Posted by: Don Speekingleesh at June 28, 2006 06:14 PM (fc6cT)

2 I think it is purely a marketing issue. Bernie loves his little fifedom that he understands and controls, and that has leaders of countries bowing down to him begging him to let them have a slice of his lovely F1 pie. America doesn't need F1 at all. Sure they could appreciate it much more, and being such a petrolhead nation, would love it given the opportunity. But there are so many alternatives already, they don't need it. Until Bernie or F1 learns how to promote to the states (with the sort of measures you describe, tying into NASCAR, that sort of thing. Hell, have a NASCAR race on the day before on the same track...) it won't happen.

Posted by: flotsky at June 28, 2006 07:41 PM (6T2ID)

3 I think some of it is image. F1 comes across wrong. Americans want something a bit more earthy, a bit less hoity-toity and put on from their sports.

I think that for Americans, car racing is, or should be, a beer sport, not a wine sport. It's medium-rare steak, not quiche and brie. F1 just comes across wrong.

For all my joking about drag racing being a real man's sport, there's an element of truth to that in terms of how the sports are perceived. NASCAR and NHRA are, as you say, more earthy. F1 comes across as a bit effete.

I'm almost tempted to say that F1 comes across as gay. NHRA is more macho, and the fact that some of the top drivers are women doesn't work against this image in the slightest.

Having a good American driver competing in F1 would help, but I don't think it would make as much difference as you seem to think. The problem runs deeper.

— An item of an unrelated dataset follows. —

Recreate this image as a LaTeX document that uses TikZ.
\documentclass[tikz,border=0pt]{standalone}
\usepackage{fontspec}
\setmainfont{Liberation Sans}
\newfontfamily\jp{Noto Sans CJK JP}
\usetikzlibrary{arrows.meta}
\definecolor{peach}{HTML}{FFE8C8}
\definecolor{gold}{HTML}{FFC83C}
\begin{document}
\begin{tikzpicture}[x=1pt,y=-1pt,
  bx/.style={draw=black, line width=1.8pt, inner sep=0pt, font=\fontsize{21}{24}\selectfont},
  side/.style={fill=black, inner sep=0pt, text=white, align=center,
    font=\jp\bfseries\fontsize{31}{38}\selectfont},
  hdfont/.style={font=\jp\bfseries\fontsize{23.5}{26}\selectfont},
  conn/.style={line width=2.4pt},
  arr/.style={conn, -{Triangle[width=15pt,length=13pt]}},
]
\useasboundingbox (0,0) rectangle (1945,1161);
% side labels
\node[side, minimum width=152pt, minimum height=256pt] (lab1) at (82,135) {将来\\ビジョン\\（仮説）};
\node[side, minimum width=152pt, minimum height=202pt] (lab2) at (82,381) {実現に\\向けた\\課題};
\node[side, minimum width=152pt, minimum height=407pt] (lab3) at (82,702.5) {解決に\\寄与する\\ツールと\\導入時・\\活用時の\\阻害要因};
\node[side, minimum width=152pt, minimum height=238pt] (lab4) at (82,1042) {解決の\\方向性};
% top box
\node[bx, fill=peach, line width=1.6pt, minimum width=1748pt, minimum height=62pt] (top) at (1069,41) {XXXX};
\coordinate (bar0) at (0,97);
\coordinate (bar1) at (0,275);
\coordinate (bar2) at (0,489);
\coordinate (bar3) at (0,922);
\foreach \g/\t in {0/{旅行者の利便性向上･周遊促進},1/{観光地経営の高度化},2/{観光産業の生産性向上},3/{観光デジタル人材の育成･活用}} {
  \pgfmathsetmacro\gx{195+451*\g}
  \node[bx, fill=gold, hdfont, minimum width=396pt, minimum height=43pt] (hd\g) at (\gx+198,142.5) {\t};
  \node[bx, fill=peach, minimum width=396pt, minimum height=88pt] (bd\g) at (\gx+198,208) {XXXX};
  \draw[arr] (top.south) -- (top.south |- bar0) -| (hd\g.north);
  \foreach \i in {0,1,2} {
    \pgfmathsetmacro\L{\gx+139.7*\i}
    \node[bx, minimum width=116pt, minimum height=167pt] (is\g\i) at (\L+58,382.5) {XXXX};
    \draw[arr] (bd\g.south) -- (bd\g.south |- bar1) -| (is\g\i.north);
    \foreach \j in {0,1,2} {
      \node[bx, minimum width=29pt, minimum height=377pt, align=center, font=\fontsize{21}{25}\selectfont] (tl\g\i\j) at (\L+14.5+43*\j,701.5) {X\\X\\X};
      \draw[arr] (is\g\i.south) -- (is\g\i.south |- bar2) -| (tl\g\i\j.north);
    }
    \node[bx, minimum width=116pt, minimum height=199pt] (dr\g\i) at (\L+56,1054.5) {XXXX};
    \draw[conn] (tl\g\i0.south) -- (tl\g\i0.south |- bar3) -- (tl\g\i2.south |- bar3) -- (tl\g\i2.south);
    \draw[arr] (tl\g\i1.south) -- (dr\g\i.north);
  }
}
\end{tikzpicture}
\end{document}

Real car racing doesn't happen in places like Monaco and Paris. It happens in places like Texas and Georgia. Real race car drivers don't stay in 4-star hotels; they live in motor homes while they're on the circuit.

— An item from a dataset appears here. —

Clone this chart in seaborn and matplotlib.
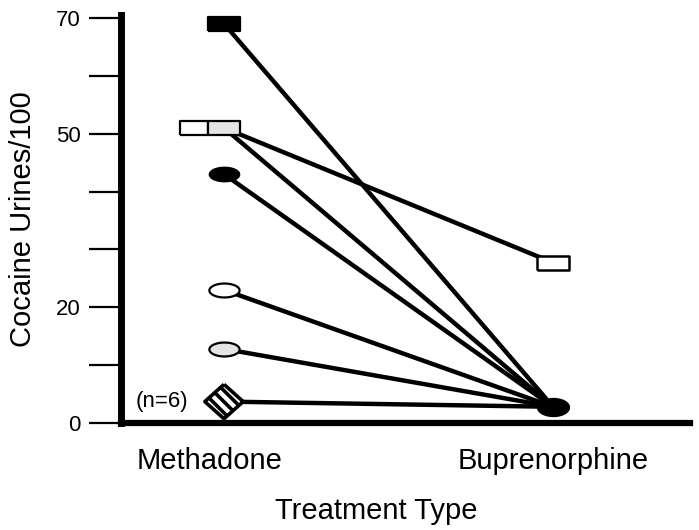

Car racing in America has much the same appeal that rodeo does, and I suspect there's a pretty significant overlap in terms of their fans (though NASCAR and NHRA are a lot more popular than rodeo). Can you imagine a rodeo fan traveling to Monaco to watch a car race? Sitting in the shade sipping an elegant chardonay and eating brie while watching the cars going past? Not even at gunpoint!

Posted by: Steven Den Beste at June 29, 2006 01:29 PM (+rSRq)

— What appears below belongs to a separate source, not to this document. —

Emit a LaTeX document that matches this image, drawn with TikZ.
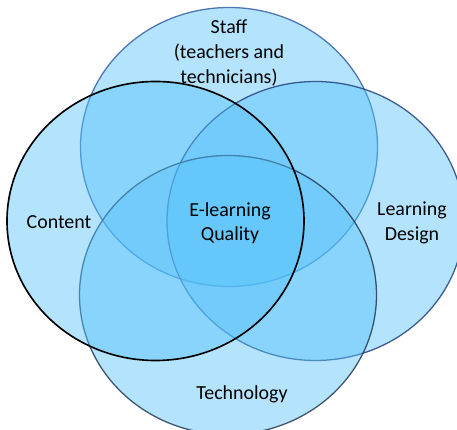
\documentclass[tikz,border=0pt]{standalone}
\usepackage{fontspec}
\setmainfont{Carlito}
\usepackage{tikz}

\definecolor{setfill}{RGB}{86,193,250}
\definecolor{staffline}{RGB}{52,98,168}
\definecolor{designline}{RGB}{36,66,128}
\definecolor{techline}{RGB}{36,58,82}

\begin{document}
\begin{tikzpicture}[x=0.03cm,y=0.03cm,
  setshape/.style={fill=setfill,fill opacity=.45,draw opacity=.85,line width=1.1pt},
  setlabel/.style={align=center,font=\fontsize{17}{21}\selectfont}]
\useasboundingbox (0,0) rectangle (457,430);

% the four sets
\draw[setshape,draw=staffline] (229,283) ellipse [x radius=148.5,y radius=139.5];
\draw[setshape,draw=designline] (315.5,209) ellipse [x radius=148.5,y radius=139.5];
\draw[setshape,draw=techline] (228,135) ellipse [x radius=148.5,y radius=139.5];
\draw[setshape,draw=black,draw opacity=1,line width=1.4pt] (155.5,209) ellipse [x radius=148.5,y radius=139.5];

% labels
\node[setlabel] (staff) at (229,377) {Staff\\(teachers and\\technicians)};
\node[setlabel] (content) at (59,208) {Content};
\node[setlabel] (design) at (412,207) {Learning\\Design};
\node[setlabel] (tech) at (242,36) {Technology};
\node[setlabel] (quality) at (230,207) {E-learning\\Quality};
\end{tikzpicture}
\end{document}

4 "I think that for Americans, car racing is, or should be, a beer sport, not a wine sport."

I think we're saying the same thing, you're just putting it more... concisely.

F1 does consider itself to be elite. If you look at it's past, it has a legit claim to that feeling. The problem is that that feeling DOES rub Americans the wrong way. The American fan may not put it that way, mostly because they don't give two figs about F1 (unless something bad happens, of course... see last year's USGP).

It doesn't help that there's a distinct undercurrent of anti-European feeling these days.

Posted by: Wonderduck at June 29, 2006 04:31 PM (y6n8O)

5 I think NASCAR also appeals to the guy that thinks "hey, if I win the lottery/make a killing in the Stock Market/invent something neat, I could afford to get into a NASCAR run". These are the guys that buy all the after-market bits for their car...a lot of which were derived from NASCAR cars trying to faster and better.

It also appeals to the casual gear-head. A Formula 1 car is as specialized a racing machine as a F-16 is as specialized a plane. It's beautiful...but you probably won't ever get as close to a real one than at a air show/Formula 1 race. NASCAR cars...you feel like you could buy one off the lot at home. And race them just as fast.

Honestly, the first person that can organize and regulate "rice burner" car races will have something so perfectly geeky that will be for the North and West what NASCAR is to the South.